- Born: 26 April 1974 (age 52) KwaZulu-Natal, South Africa
- Education: University of the Witwaters
- Occupations: Actress, voice artist
- Years active: 2004–present
- Children: 1

= Louise Barnes =

South African actress

Louise Barnes (born 26 April 1974) is a South African actress. She gained recognition in South Africa for various roles in locally produced films and television series. She is best known for her role in the 2009 South African/UK horror film, Surviving Evil, in which she starred alongside Billy Zane, Christina Cole and Natalie Mendoza.She appeared in the 2024 independent film An Autumn Summer filmed in Michigan and she also played Miranda Barlow in the 2014 American television series Black Sails, produced by Michael Bay and Jonathan E. Steinberg.

==Life and education==
Barnes was born in KwaZulu-Natal and graduated at the University of the Witwatersrand with an Honours Degree in Dramatic Art. She lives in Johannesburg with her husband and daughter. She once co-owned a health studio after training in the United States as an instructor of Bikram Yoga. She has received critical acclaim for her performance on the series Scandal! for which she won a SAFTA award for Best Actress in a TV Soap.

==Career==
Barnes has starred in numerous South African produced films and series including Egoli, 7de Laan, Binnelanders, Scandal!, Sorted, Suburban Bliss, S.O.S. and the South African/Canadian co-production Jozi-H. She appears in the 2014 American television series Black Sails, for which she has received critical acclaim for her performance.
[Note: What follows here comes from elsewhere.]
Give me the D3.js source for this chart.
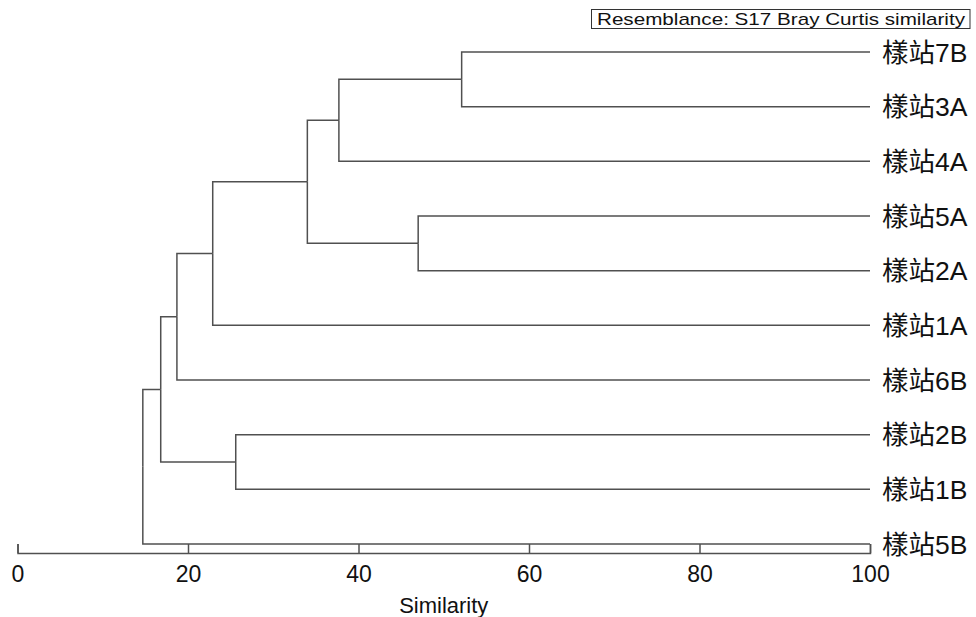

Entertainment Weekly called her character "intriguing" and "mysterious". She reprised her role in the second season which filmed in Cape Town, South Africa and aired in 2015.

==Filmography==

===Film===

| Year | Title | Role | Notes |
|---|---|---|---|
| 1993 | Where Angels Trend | - |  |
| 2002 | Borderline | Karen Kendler |  |
| 2003 | Hoodlun & Son | Celia |  |
| 2004 | Critical Assignment | Laura |  |
| 2009 | Surviving Evil | Rachel Rice |  |

===Television===

| Year | Title | Role | Notes |
|---|---|---|---|
| 1996 | Suburban Bliss |  |  |
| 1997–2000 | Egoli | Adele de Bruyn de Koning |  |
| 2006–2007 | Jozi-H | Jocelyn Del Rossi |  |
| 2011 | The Sinking of the Laconia | Mary Bates |  |
| 2009–2013 | Scandal! | Donna Hardy | SAFTA Winner—Best Actress in a TV Soap |
| 2014–2016 | Black Sails | Miranda Barlow |  |
| 2017 | Outsiders | Moregon |  |
| 2019 | NCIS | Sarah/Sahar |  |
| 2022 | NCIS: Hawaiʻi | Kaya |  |
| 2022 | Gaslit | Dorothy Hunt | Episode 1x03 "King George" |
| 2022 | 9-1-1 | Rehab Receptionist | Episode 6x09 "Red Flag" |

===Video games===

| Year | Title | Role | Notes |
|---|---|---|---|
| 2022 | The Callisto Protocol | Dr. Caitlyn Mahler | Voice only |

==Theatre==
- Life x 3 – Sonja. By Alan Swerdlow at Theatre on the Square.
- Fanie's Angel – Tish. By Sylvaine Strike at KKNK.
- Kindertranspor – Faith. By Barbara Rubin at Market Theatre.
- Beautiful Bodies – Clair. By Mark Graham at Wits Amphitheatre.
- Heresy – Frances. By Anthony Ackerman at Wits Amphitheatre.
- Isabella – Melisa. Directed by Lucy Voss-Price at Wits Amphitheatre.